Alabama A&M deserved to be in the NCAA Tournament -- the real one, not this condescending abomination -- because it won the SWAC Tournament. An automatic bid for every conference champion makes college basketball the best sport in the world. It's college basketball's annual version of Hoosiers. Everyone has a chance. (Everyone but Division I's eight independents, but that's another story.)
But Alabama A&M won't get that chance. And Alabama A&M's not happy about it.
"This was a bust for us," said Alabama A&M's Obie Trotter.
"We shouldn't have been here, man," said Alabama A&M guard Rickey Ricketts. "We should have been in the big tournament."
The big tournament. The real thing, not this Putt-Putt version.
The NCAA field would be fine at 64 -- automatic bids for the 31 conference champions, 33 at-large bids for everyone else. This particular tournament didn't need that 34th at-large bid. What irreplaceable benefit will it get from Alabama-Birmingham? The Blazers were the last team in, rewarded for a season in which they lost to Tulane and Richmond.
Nothing against UAB. It could have been Buffalo, Wichita State or Notre Dame, which fell out of the field because it couldn't beat Rutgers. And Rutgers is lousy. That means Notre Dame, as an NCAA candidate, was lousy.
Just like UAB, which also lost to TCU, Southern California and East Carolina.

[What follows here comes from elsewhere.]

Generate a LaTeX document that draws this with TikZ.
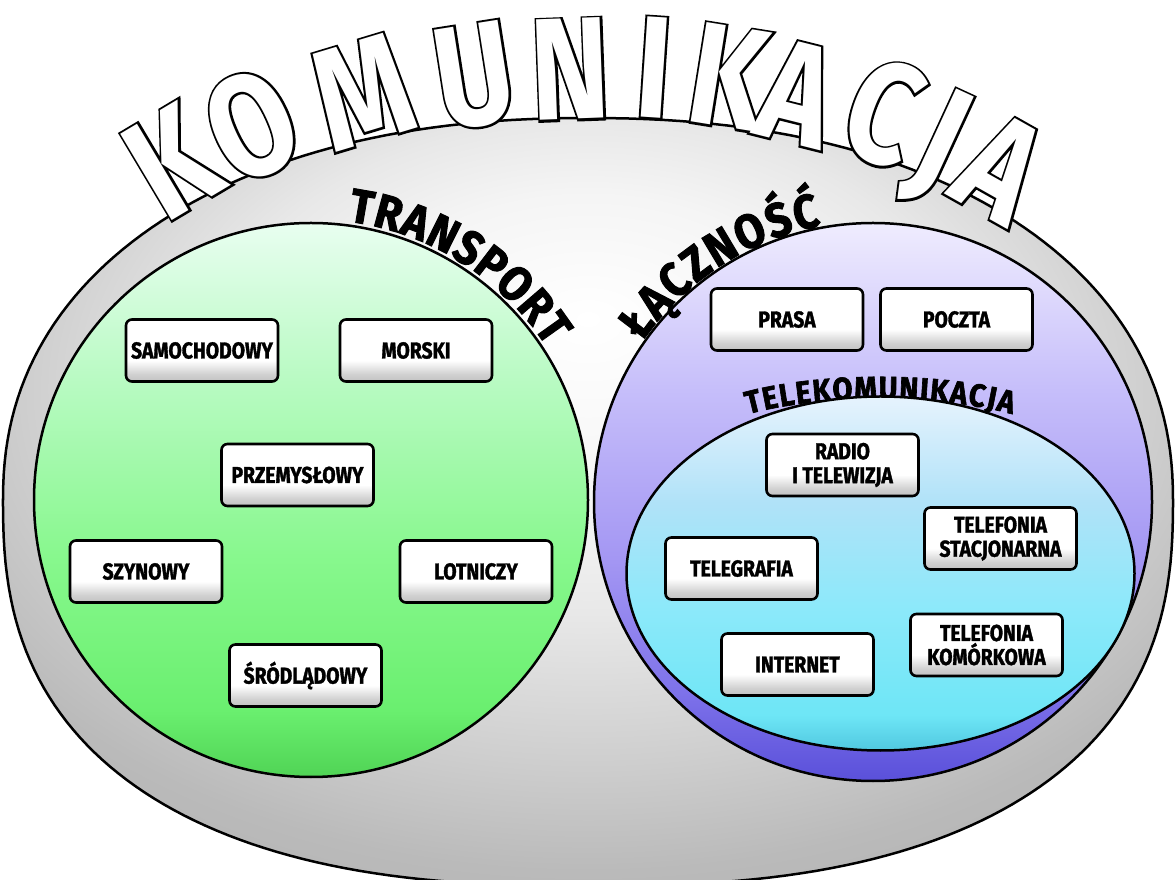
\documentclass[tikz,border=0pt]{standalone}
\usepackage{fontspec}
\usetikzlibrary{decorations.text,shadings}
\newfontfamily\boxfont{Fira Sans}[FakeStretch=0.84,FakeBold=1.5]
\newfontfamily\headfont{Fira Sans}[FakeStretch=0.9,FakeBold=2]
\newfontfamily\komthick{Fira Sans}[FakeStretch=0.82,FakeBold=3]
\newfontfamily\komthin{Fira Sans}[FakeStretch=0.82]

\definecolor{g0}{HTML}{50D455}
\definecolor{g1}{HTML}{6AEF6F}
\definecolor{g2}{HTML}{88F88E}
\definecolor{g3}{HTML}{B6FAC0}
\definecolor{g4}{HTML}{E8FEF0}
\definecolor{p0}{HTML}{5A50DA}
\definecolor{p1}{HTML}{7E72EA}
\definecolor{p2}{HTML}{A497F3}
\definecolor{p3}{HTML}{C6BEFA}
\definecolor{p4}{HTML}{EFECFE}
\definecolor{c0}{HTML}{50C8E0}
\definecolor{c1}{HTML}{6EE6F6}
\definecolor{c2}{HTML}{8CE9FA}
\definecolor{c3}{HTML}{B0E2F8}
\definecolor{c4}{HTML}{E6F3FD}

\pgfdeclareradialshading{greyshade}{\pgfpoint{0bp}{12bp}}{color(0bp)=(white); color(10bp)=(white!96!black); color(16bp)=(black!9); color(24bp)=(black!19); color(30bp)=(black!27); color(40bp)=(black!33); color(60bp)=(black!33)}
\pgfdeclareverticalshading{greenshade}{100bp}{color(0bp)=(g0); color(25bp)=(g0); color(31bp)=(g1); color(45bp)=(g2); color(60bp)=(g3); color(75bp)=(g4); color(100bp)=(g4)}
\pgfdeclareverticalshading{purpleshade}{100bp}{color(0bp)=(p0); color(25bp)=(p0); color(33bp)=(p1); color(45bp)=(p2); color(60bp)=(p3); color(75bp)=(p4); color(100bp)=(p4)}
\pgfdeclareverticalshading{cyanshade}{100bp}{color(0bp)=(c0); color(25bp)=(c0); color(30bp)=(c1); color(45bp)=(c2); color(60bp)=(c3); color(75bp)=(c4); color(100bp)=(c4)}
\pgfdeclareverticalshading{boxshade}{100bp}{color(0bp)=(black!24); color(25bp)=(black!24); color(31bp)=(black!18); color(42bp)=(white); color(75bp)=(white); color(100bp)=(white)}

\tikzset{
  outline/.style={draw=black, line width=2.5pt},
  itembox/.style={draw=black, line width=2.6pt, rounded corners=6pt, shade, shading=boxshade,
    minimum width=152pt, minimum height=62pt, inner sep=0pt, align=center,
    font={\boxfont\bfseries\fontsize{23}{24}\selectfont}},
  komback/.style={anchor=base, inner sep=0pt, text=black,
    font={\komthick\bfseries\fontsize{145}{145}\selectfont}},
  komfront/.style={anchor=base, inner sep=0pt, text=white,
    font={\komthin\bfseries\fontsize{145}{145}\selectfont}},
}
\def\komletters{K/120.8/835,O/114.8/830,M/106.8/822,U/98.9/814,N/92.1/810,I/86.2/813,K/80.9/812,A/75.9/810,C/69.7/817,J/65.2/816,A/60.6/816}

\begin{document}
\begin{tikzpicture}[x=1pt,y=1pt]
\useasboundingbox (0,0) rectangle (1176,879);
\fill[white] (0,0) rectangle (1176,879);

% outer grey shape
\path[outline, shade, shading=greyshade]
  plot[variable=\t, domain=0:180, samples=121]
    ({588+585*cos(\t)*pow(abs(cos(\t))+0.0001,-0.0909)},{379+382*sin(\t)*pow(abs(sin(\t))+0.0001,-0.0909)})
  -- plot[variable=\t, domain=180:360, samples=121]
    ({588+585*cos(\t)*pow(abs(cos(\t))+0.0001,-0.2)},{379+386*sin(\t)*pow(abs(sin(\t))+0.0001,-0.2)})
  -- cycle;

% KOMUNIKACJA
\foreach \ch/\ang/\rad [count=\i] in \komletters{
  \node[komback, rotate=\ang-90] (komb\i) at ({600+(\rad-50)*cos(\ang)},{(\rad-50)*sin(\ang)}) {\ch};
}
\foreach \ch/\ang/\rad [count=\i] in \komletters{
  \node[komfront, rotate=\ang-90] (komf\i) at ({600+(\rad-50)*cos(\ang)},{(\rad-50)*sin(\ang)}) {\ch};
}

% green and purple
\path[outline, shade, shading=greenshade] (311,379) circle[radius=277];
\path[outline, shade, shading=purpleshade] (873,377) circle[radius=279];

% TELEKOMUNIKACJA (partly hidden by the cyan ellipse)
\path[decorate, decoration={text along path, text align=fit to path,
  text={|\headfont\bfseries\fontsize{32}{32}\selectfont|TELEKOMUNIKACJA}}]
  (880,426) ++(134:190 and 54) arc[start angle=134, end angle=46, x radius=190, y radius=54];

\path[outline, shade, shading=cyanshade] (880.5,305.5) ellipse[x radius=254, y radius=177];

% TRANSPORT, ŁĄCZNOŚĆ
\path[decorate, decoration={text along path, text align=fit to path,
  text={|\headfont\bfseries\fontsize{48}{48}\selectfont|TRANSPORT}}]
  (311,379) ++(82.5:281) arc[start angle=82.5, end angle=33, radius=281];
\path[decorate, decoration={text along path, text align=fit to path,
  text={|\headfont\bfseries\fontsize{48}{48}\selectfont|ŁĄCZNOŚĆ}}]
  (873,377) ++(145.3:281) arc[start angle=145.3, end angle=100.6, radius=281];

% boxes
\node[itembox] (samochodowy) at (202,528.5) {SAMOCHODOWY};
\node[itembox] (morski) at (416,528.5) {MORSKI};
\node[itembox] (przemyslowy) at (297.5,404) {PRZEMYSŁOWY};
\node[itembox] (szynowy) at (146,307.5) {SZYNOWY};
\node[itembox] (lotniczy) at (476,307.5) {LOTNICZY};
\node[itembox] (srodladowy) at (305.5,203.5) {ŚRÓDLĄDOWY};
\node[itembox] (prasa) at (787,559.5) {PRASA};
\node[itembox] (poczta) at (956.5,559.5) {POCZTA};
\node[itembox] (radio) at (842.5,414) {RADIO\\I TELEWIZJA};
\node[itembox] (stacjonarna) at (1000.5,340.5) {TELEFONIA\\STACJONARNA};
\node[itembox] (telegrafia) at (741.5,310.5) {TELEGRAFIA};
\node[itembox] (internet) at (797.5,214.5) {INTERNET};
\node[itembox] (komorkowa) at (986.5,234) {TELEFONIA\\KOMÓRKOWA};
\end{tikzpicture}
\end{document}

But the selection committee needed a 34th at-large team and Northern Iowa was already in ... so UAB, come on down. UAB will get the full NCAA Tournament treatment. The blue rugs, the electric atmosphere, all of it. There was nothing electric about Tuesday night at a two-thirds-full Dayton Arena, though there were blue rugs. It was the least the NCAA could do.